A proposta desta estrada é chegar em Puerto Breu, Distrito do Yurúa, passando na linha de fronteira com o Brasil, exatamente nas comunidades Sawawo Ito 40 e Nueva Shawaya , limite com a TI Kampa do Rio Amônia. O ramal foi aberto pela empresa madeireira Florestal Venao no início dos anos 2000 para o escoamento de toras de madeira dessas Comunidades Nativas. Hoje, é de interesse dos governos locais e regional de Ucayali.
A região do Breu/Yurúa no Peru é habitada por povos Ashaninka, Amahuaca, Jaminawa e Chitonahua, distribuídas em 34 Comunidades Nativas. A população em menor número é de comerciantes que migraram de outras regiões do Peru, são os mais interessados na construção dessa estrada. No Brasil, a estrada passará próximo as TIs Kaxinawá Ashaninka do Rio Breu, Kampa do Rio Amonea e a Reserva Extrativista Alto Juruá.

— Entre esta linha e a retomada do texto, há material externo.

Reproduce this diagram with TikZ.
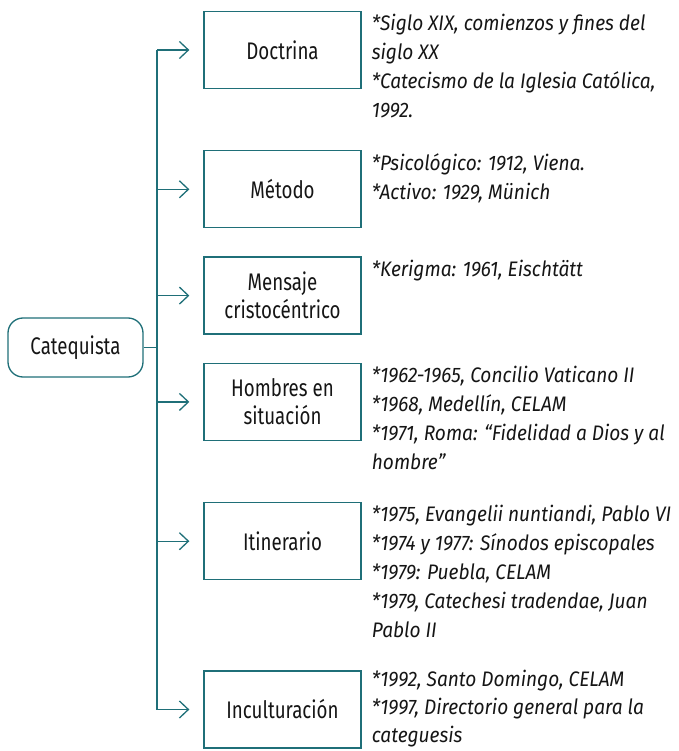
\documentclass[tikz,border=0pt]{standalone}
\usepackage{xcolor}
\usepackage{fontspec}
\setmainfont{Fira Sans}[FakeStretch=0.78]
\newfontfamily\notefont{Fira Sans Italic}[FakeStretch=0.91]
\usepackage{tikz}
\usetikzlibrary{shapes,arrows,arrows.meta,positioning,calc}
\definecolor{tealline}{HTML}{1F6F78}
\definecolor{inktext}{HTML}{151515}

\begin{document}
\begin{tikzpicture}[
        x=1pt, y=-1pt,
        node distance=28pt,
        box/.style={rectangle, draw=tealline, line width=1.3pt, minimum width=157pt, minimum height=77pt, align=center, font=\fontsize{24}{28}\selectfont, text=inktext},
        root/.style={box, rounded corners=15pt, minimum width=135pt, minimum height=59pt},
        note/.style={align=left, inner sep=0pt, font=\notefont\fontsize{21}{29}\selectfont, text=inktext},
        line/.style={draw=tealline, line width=1.3pt},
        arrow/.style={line, -{Straight Barb[length=9pt, width=17pt]}, shorten >=14pt}
    ]
        \useasboundingbox (0,0) rectangle (678,751);

        % Root node
        \node[root] (catequista) at (75.5,347.5) {Catequista};
        \coordinate (trunk) at (157,347.5);

        % Stages
        \node[box] (doctrina) at (282.5,50) {Doctrina};
        \node[box, below=61pt of doctrina] (metodo) {Método};
        \node[box, below=of metodo] (mensaje) {Mensaje\\cristocéntrico};
        \node[box, below=of mensaje] (hombres) {Hombres en\\situación};
        \node[box, below=61pt of hombres] (itinerario) {Itinerario};
        \node[box, below=90pt of itinerario] (inculturacion) {Inculturación};

        % Notes
        \node[note, below right=3pt and 10pt of doctrina.north east] (doctrinanote) {*Siglo XIX, comienzos y fines del\\siglo XX\\*Catecismo de la Iglesia Católica,\\1992.};
        \node[note, below right=3pt and 10pt of metodo.north east] (metodonote) {*Psicológico: 1912, Viena.\\*Activo: 1929, Münich};
        \node[note, below right=3pt and 10pt of mensaje.north east] (mensajenote) {*Kerigma: 1961, Eischtätt};
        \node[note, below right=3pt and 10pt of hombres.north east] (hombresnote) {*1962-1965, Concilio Vaticano II\\*1968, Medellín, CELAM\\*1971, Roma: “Fidelidad a Dios y al\\hombre”};
        \node[note, below right=3pt and 10pt of itinerario.north east] (itinerarionote) {*1975, Evangelii nuntiandi, Pablo VI\\*1974 y 1977: Sínodos episcopales\\*1979: Puebla, CELAM\\*1979, Catechesi tradendae, Juan\\Pablo II};
        \node[note, below right=0pt and 10pt of inculturacion.north east, font=\notefont\fontsize{21}{28}\selectfont] (inculturacionnote) {*1992, Santo Domingo, CELAM\\*1997, Directorio general para la\\categuesis};

        % Trunk
        \draw[line] (catequista.east) -- (trunk);
        \draw[line] (doctrina.west -| trunk) -- (inculturacion.west -| trunk);

        % Arrows
        \draw[arrow] (doctrina.west -| trunk) -- (doctrina.west);
        \draw[arrow] (metodo.west -| trunk) -- (metodo.west);
        \draw[arrow] (mensaje.west -| trunk) -- (mensaje.west);
        \draw[arrow] (hombres.west -| trunk) -- (hombres.west);
        \draw[arrow] (itinerario.west -| trunk) -- (itinerario.west);
        \draw[arrow] (inculturacion.west -| trunk) -- (inculturacion.west);
    \end{tikzpicture}
\end{document}
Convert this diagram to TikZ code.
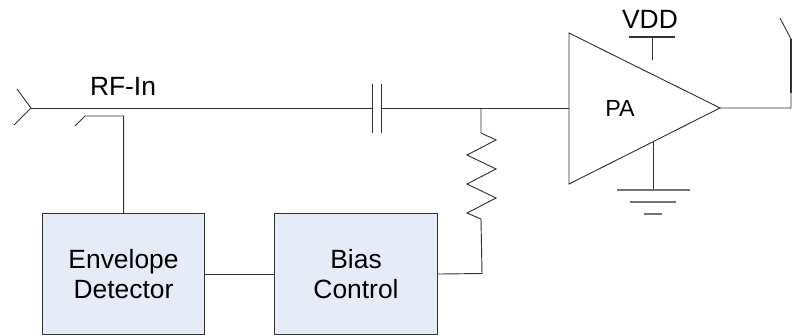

Integrantes da Aldeia Apiwtxa foram impedidos de participar do “Primeiro Congresso Extraordinário dos Povos Indígenas de Yurúa: Perspectiva Comunitária na Rodovia Nueva ltalia – Puerto Breu”, realizado no dia 29 de abril, em Dulce Gloria, no Distrito Yurúa. Isso causou uma revolta muito grande por parte das autoridades idígenas da região. Este encontro era uma oportunidade de apresentar para um grande número das comunidades da região os impactos e consequências desta estrada. Este Congresso foi organizado pela Asociación de Comunidades Nativas para el Desarrollo lntegral de Yurúa Yono Sharakoiai (ACONADIYSH), Asociación de Conservación Comunal Yurúa (ACC Yurúa – ACCY), Asociación Ambiental de la Comunidad Ashéninka Pocharipankoky Pikiyako Yurúa (AACAPPY).